Synthesis of High Coercivity Sm₂Fe₁₇N₃ Powder

In this paper, we report on our group’s efforts to improve the coercivity of Sm2Fe17N3 powder, especially on reducing the particle size to submicron scale, smoothing the particle surface, and suppression of the formation of coarse particles by developing a new reduction-diffusion process. During the course of a series of these works, it was revealed that the washing step, which is performed to remove excess Ca, supplied hydrogen into the Sm2Fe17N3 crystal structure, and induced unfavorable elongation of the crystal structure along the c-axis. To avoid this problem, the powders were subjected to dehydrogenation treatment, demonstrating reasonably high coercivity values that we expect from the known relationship between particle size and coercivity. It was also found that the conventional dissolution and the removal of impurities by acetic acid were roughening the particle surfaces.

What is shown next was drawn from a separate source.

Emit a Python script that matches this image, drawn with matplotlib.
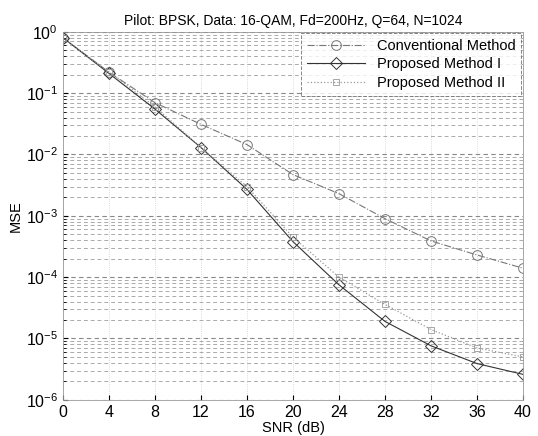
import matplotlib
matplotlib.use("Agg")
import matplotlib.pyplot as plt
import numpy as np

snr = [0, 4, 8, 12, 16, 20, 24, 28, 32, 36, 40]
mse_conv = [0.8, 0.22, 0.07, 0.031, 0.0145, 0.0047, 0.0023, 9e-4, 3.9e-4, 2.3e-4, 1.4e-4]
mse_prop1 = [0.8, 0.21, 0.055, 0.013, 0.0027, 3.8e-4, 7.5e-5, 1.9e-5, 7.6e-6, 3.9e-6, 2.6e-6]
mse_prop2 = [0.8, 0.22, 0.06, 0.013, 0.003, 4.5e-4, 1.0e-4, 3.6e-5, 1.4e-5, 7e-6, 5e-6]

plt.rcParams['font.family'] = ['Liberation Sans', 'DejaVu Sans']

fig = plt.figure(figsize=(5.38, 4.36), dpi=100)
ax = fig.add_axes([0.117, 0.083, 0.855, 0.844])

ax.semilogy(snr, mse_conv, color='#777777', linestyle='-.', linewidth=0.8,
            marker='o', markersize=7, markerfacecolor='none', markeredgecolor='#777777',
            markeredgewidth=0.7, label='Conventional Method')
ax.semilogy(snr, mse_prop1, color='#333333', linestyle='-', linewidth=0.8,
            marker='D', markersize=6, markerfacecolor='none', markeredgecolor='#333333',
            markeredgewidth=0.7, label='Proposed Method I')
ax.semilogy(snr, mse_prop2, color='#999999', linestyle=':', linewidth=0.9,
            marker='s', markersize=4, markerfacecolor='none', markeredgecolor='#999999',
            markeredgewidth=0.6, label='Proposed Method II')

ax.set_xlim(0, 40)
ax.set_ylim(1e-6, 1)
ax.set_xticks(np.arange(0, 41, 4))
ax.set_yticks([1e-6, 1e-5, 1e-4, 1e-3, 1e-2, 1e-1, 1])
ax.grid(True, which='major', axis='y', color='#888888', linestyle=(0, (4, 3)), linewidth=0.8)
ax.grid(True, which='minor', axis='y', color='#aaaaaa', linestyle=(0, (4, 3)), linewidth=0.7)
ax.grid(True, which='major', axis='x', color='#cccccc', linestyle=':', linewidth=0.6)
ax.tick_params(which='both', direction='in', labelsize=11.5)
ax.tick_params(which='minor', length=2)

for s in ax.spines.values():
    s.set_linewidth(0.6)
    s.set_color('#999999')

ax.set_title('Pilot: BPSK, Data: 16-QAM, Fd=200Hz, Q=64, N=1024', fontsize=10, pad=5)
ax.set_xlabel('SNR (dB)', fontsize=10.5, labelpad=1)
ax.set_ylabel('MSE', fontsize=10.5, labelpad=2)

leg = ax.legend(loc='upper right', fontsize=10.5, frameon=True, fancybox=False,
                borderaxespad=0.1, handlelength=4, labelspacing=0.3)
leg.get_frame().set_edgecolor('#666666')
leg.get_frame().set_linestyle('--')
leg.get_frame().set_linewidth(0.7)

fig.savefig('out.png', dpi=100)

Thus, development of an alternative process to acetic acid cleaning prevented the surface roughening and showed the further improvement of the coercivity. Finally, the development of a new uniform reduction-diffusion reaction using a rotary furnace brought about a breakthrough for further improvement of coercivity by suppressing the formation of coarse particles. As a result, we succeeded in synthesizing Sm2Fe17N3 anisotropic powder with an ultra-high coercivity (i.e. the current world record) of 31.7 kOe, and also showed that the powder can maintain a coercivity higher than 10 kOe at 200°C.